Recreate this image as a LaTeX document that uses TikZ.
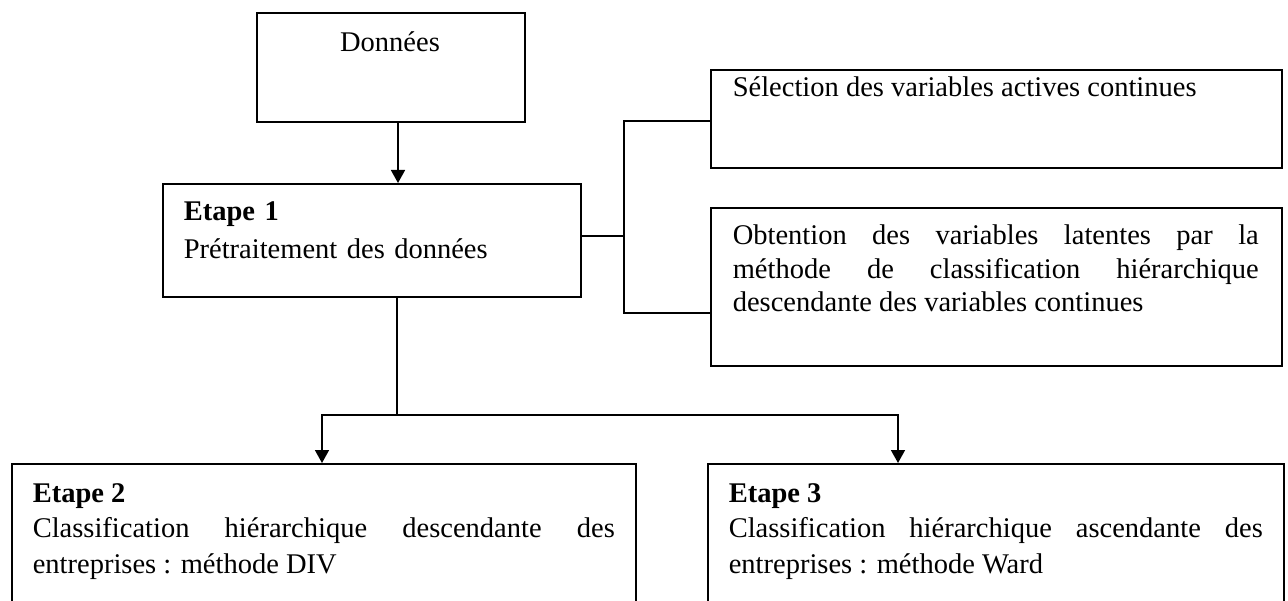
\documentclass[tikz,border=0pt]{standalone}
\usepackage{fontspec}
\setmainfont{Liberation Serif}
\usetikzlibrary{arrows.meta}
\tolerance=10000
\hbadness=10000
\begin{document}
\begin{tikzpicture}[x=1pt,y=-1pt,line width=1.6pt,
  every node/.style={font=\fontsize{28.5}{35.5}\selectfont,inner sep=0pt},
  box/.style={draw,anchor=north west},
  txt/.style={anchor=base west,align=justify},
  arr/.style={-{Triangle[width=14pt,length=13pt]}}]
\useasboundingbox (0,0) rectangle (1288,601);
\clip (0,0) rectangle (1288,601);
\node[box,minimum width=268,minimum height=109] (donnees) at (256,12) {};
\node[box,minimum width=418,minimum height=113] (etape1) at (162,183) {};
\node[box,minimum width=571,minimum height=98] (sel) at (710,69) {};
\node[box,minimum width=571,minimum height=158] (obt) at (710,207) {};
\node[box,minimum width=624,minimum height=200] (etape2) at (11,463) {};
\node[box,minimum width=576,minimum height=200] (etape3) at (707,463) {};
\node[anchor=base] (donnees-txt) at (390,52) {Données};
\node[txt,align=left,text width=390,font=\fontsize{28.5}{38}\selectfont] (etape1-txt) at (183,221)
  {\textbf{Etape 1}\par Prétraitement des données};
\node[txt,align=left] (sel-txt) at (732,97) {Sélection des variables actives continues};
\node[txt,text width=526,font=\fontsize{28.5}{33.5}\selectfont] (obt-txt) at (732,245)
  {Obtention des variables latentes par la\linebreak méthode de classification hiérarchique\linebreak descendante des variables continues};
\node[txt,text width=582] (etape2-txt) at (32,502)
  {\textbf{Etape 2}\par Classification hiérarchique descendante des\linebreak entreprises : méthode DIV};
\node[txt,text width=534] (etape3-txt) at (728,502)
  {\textbf{Etape 3}\par Classification hiérarchique ascendante des\linebreak entreprises : méthode Ward};
\coordinate (spine) at (398,0);
\coordinate (brk-top) at (624,121);
\coordinate (brk-mid) at (624,236);
\coordinate (brk-bot) at (624,313);
\coordinate (fork) at (397,415);
\coordinate (fork-l) at (322,415);
\coordinate (fork-r) at (898,415);
\draw[arr] (donnees.south -| spine) -- (etape1.north -| spine);
\draw (etape1.east |- brk-mid) -- (brk-mid);
\draw (sel.west |- brk-top) -- (brk-top) -- (brk-bot) -- (obt.west |- brk-bot);
\draw (etape1.south -| fork) -- (fork);
\draw[arr] (fork) -| (etape2.north -| fork-l);
\draw[arr] (fork) -| (etape3.north -| fork-r);
\end{tikzpicture}
\end{document}
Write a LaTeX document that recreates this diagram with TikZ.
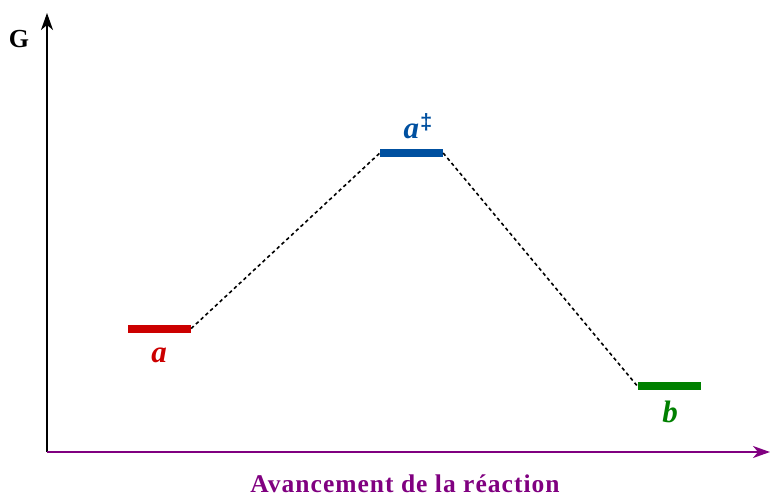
\documentclass[tikz,border=0pt]{standalone}
\usepackage{fontspec}
\setmainfont{Liberation Serif}
\setsansfont{Liberation Sans}
\usetikzlibrary{arrows.meta, positioning, calc}

\definecolor{lvlred}{RGB}{204,0,0}
\definecolor{lvlblue}{RGB}{0,80,160}
\definecolor{lvlgreen}{RGB}{0,128,0}
\definecolor{axpurple}{RGB}{128,0,128}

\begin{document}
\begin{tikzpicture}[x=1pt, y=-1pt]
        \tikzstyle{level} = [rectangle, minimum width=63pt, minimum height=8pt, inner sep=0pt]
        \tikzstyle{lvllabel} = [anchor=base, inner sep=0pt, font=\bfseries\itshape\fontsize{31}{32}\selectfont]
        \tikzstyle{axis} = [line width=1.8pt, -{Stealth[length=17pt, width=12pt, inset=5pt]}]
        \tikzstyle{link} = [line width=1.6pt, dash pattern=on 3.5pt off 3pt]

        \useasboundingbox (0,0) rectangle (770,496);

        \coordinate (origin) at (47,452);
        \coordinate (ytip) at (47,13);
        \coordinate (xtip) at (770,452);

        \draw [axis] (origin) -- (ytip);
        \draw [axis, axpurple] (origin) -- (xtip);

        \node (G) [anchor=base, inner sep=0pt, font=\bfseries\fontsize{26}{27}\selectfont] at (19,47) {G};
        \node (xlab) [anchor=base, inner sep=0pt, text=axpurple, font=\bfseries\fontsize{25.5}{27}\selectfont] at (405,492) {\addfontfeature{LetterSpace=4}Avancement de la réaction};

        \node (a) [level, fill=lvlred] at (159.5,328.5) {};
        \node (ts) [level, fill=lvlblue] at (411.5,153) {};
        \node (b) [level, fill=lvlgreen] at (669,386) {};

        \node (la) [lvllabel, text=lvlred] at (159,362) {a};
        \node (lts) [lvllabel, text=lvlblue] at (418,138) {a\hspace{1pt}\raisebox{9pt}{\sffamily\upshape\fontsize{22}{22}\selectfont ‡}};
        \node (lb) [lvllabel, text=lvlgreen] at (670,422) {b};

        \draw [link] (a.east) -- (ts.west);
        \draw [link] (ts.east) -- (b.west);
    \end{tikzpicture}
\end{document}
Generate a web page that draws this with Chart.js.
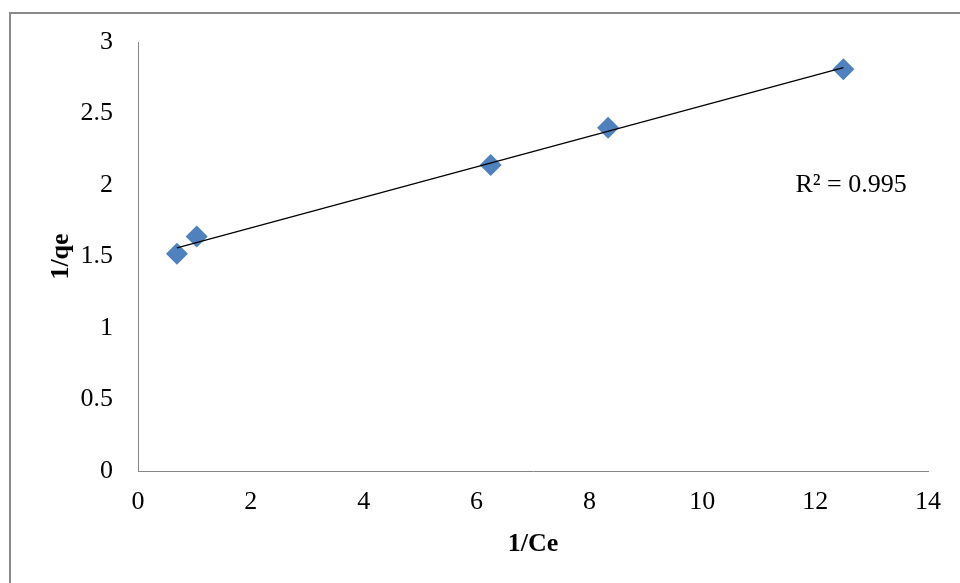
<!DOCTYPE html>
<html>
<head>
<meta charset="utf-8">
<script src="https://cdn.jsdelivr.net/npm/chart.js@4.4.0/dist/chart.umd.min.js"></script>
<style>
  body { margin: 0; background: #fff; }
  #wrap { width: 960px; height: 583px; }
</style>
</head>
<body>
<div id="wrap"><canvas id="c"></canvas></div>
<script>
// valeurs
const ceInv = [0.69, 1.04, 6.25, 8.33, 12.5];
const qeInv = [1.52, 1.64, 2.14, 2.40, 2.81];
// droite de tendance (extrémités)
const trendX = [0.69, 12.5];
const trendY = [1.56, 2.82];
const xTicks = [0, 2, 4, 6, 8, 10, 12, 14];
const yTicks = [0, 0.5, 1, 1.5, 2, 2.5, 3];
const r2Label = 'R\u00B2 = 0.995';

const serif = '"Liberation Serif", "Times New Roman", serif';
const axisGray = '#868686';

const frame = {
    id: 'frame',
    beforeDraw(chart) {
        const c = chart.ctx;
        c.save();
        c.strokeStyle = '#8a8a8a';
        c.lineWidth = 2;
        c.strokeRect(10, 13, 1000, 640);
        c.restore();
    },
    afterDraw(chart) {
        const c = chart.ctx;
        const x = chart.scales.x, y = chart.scales.y;
        c.save();
        c.font = '26px ' + serif;
        c.fillStyle = '#000';
        c.textBaseline = 'middle';
        c.fillText(r2Label, x.getPixelForValue(11.65), y.getPixelForValue(2.0));
        c.restore();
    }
};

new Chart(document.getElementById('c'), {
    type: 'scatter',
    data: {
        datasets: [{
            data: ceInv.map((v, i) => ({ x: v, y: qeInv[i] })),
            pointStyle: 'rectRot',
            pointRadius: 11,
            pointHoverRadius: 11,
            backgroundColor: '#4F81BD',
            borderColor: '#4F81BD',
            borderWidth: 0,
            order: 2
        }, {
            type: 'line',
            data: trendX.map((v, i) => ({ x: v, y: trendY[i] })),
            borderColor: '#000',
            borderWidth: 1.3,
            pointRadius: 0,
            fill: false,
            order: 1
        }]
    },
    options: {
        responsive: true,
        maintainAspectRatio: false,
        animation: false,
        layout: { padding: { top: 42, right: 32, left: 0, bottom: 0 } },
        plugins: { legend: { display: false }, tooltip: { enabled: false } },
        scales: {
            x: {
                type: 'linear',
                min: 0, max: 14,
                afterFit(s) { s.height = 112; },
                afterBuildTicks(s) { s.ticks = xTicks.map(v => ({ value: v })); },
                grid: { display: false, drawTicks: false },
                border: { display: true, color: axisGray, width: 1 },
                ticks: { color: '#000', font: { family: serif, size: 26 }, padding: 16, maxRotation: 0 },
                title: { display: true, text: '1/Ce', color: '#000', font: { family: serif, size: 26, weight: 'bold' }, padding: { top: 0, bottom: 23 } }
            },
            y: {
                type: 'linear',
                min: 0, max: 3,
                afterFit(s) { s.width = 138; },
                afterBuildTicks(s) { s.ticks = yTicks.map(v => ({ value: v })); },
                grid: { display: false, drawTicks: false },
                border: { display: true, color: axisGray, width: 1 },
                ticks: { color: '#000', font: { family: serif, size: 26 }, padding: 25, callback: v => String(v) },
                title: { display: true, text: '1/qe', color: '#000', font: { family: serif, size: 26, weight: 'bold' }, padding: { top: 46, bottom: 0 } }
            }
        }
    },
    plugins: [frame]
});
</script>
</body>
</html>
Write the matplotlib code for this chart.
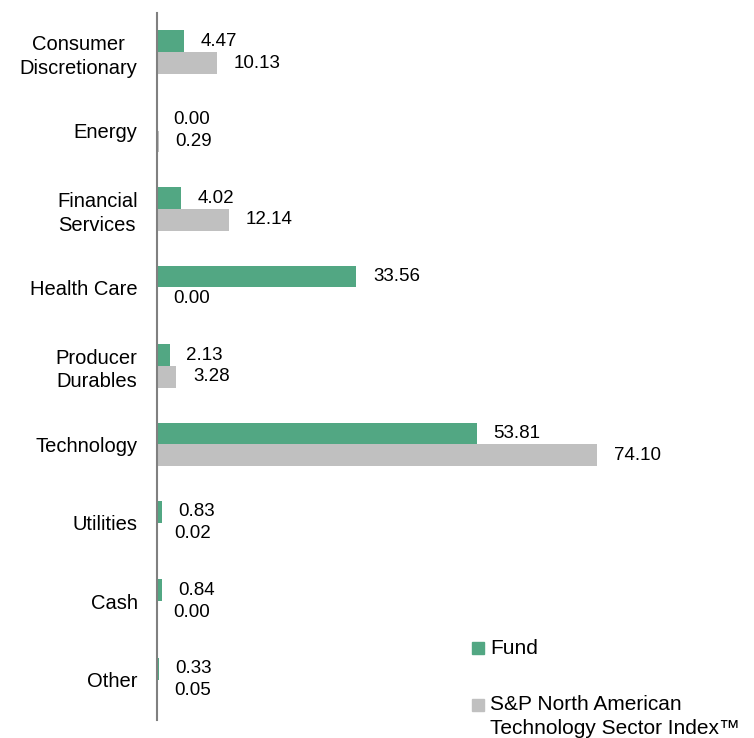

◆ ◆ ◆ ◆

■ Written problem
Your task is to collect every line above that contains the word "this".

■ The output
Recreate this image as a LaTeX document that uses TikZ.
Write a LaTeX document that recreates this diagram with TikZ.
Generate a web page that draws this with Chart.js.
Write the matplotlib code for this chart.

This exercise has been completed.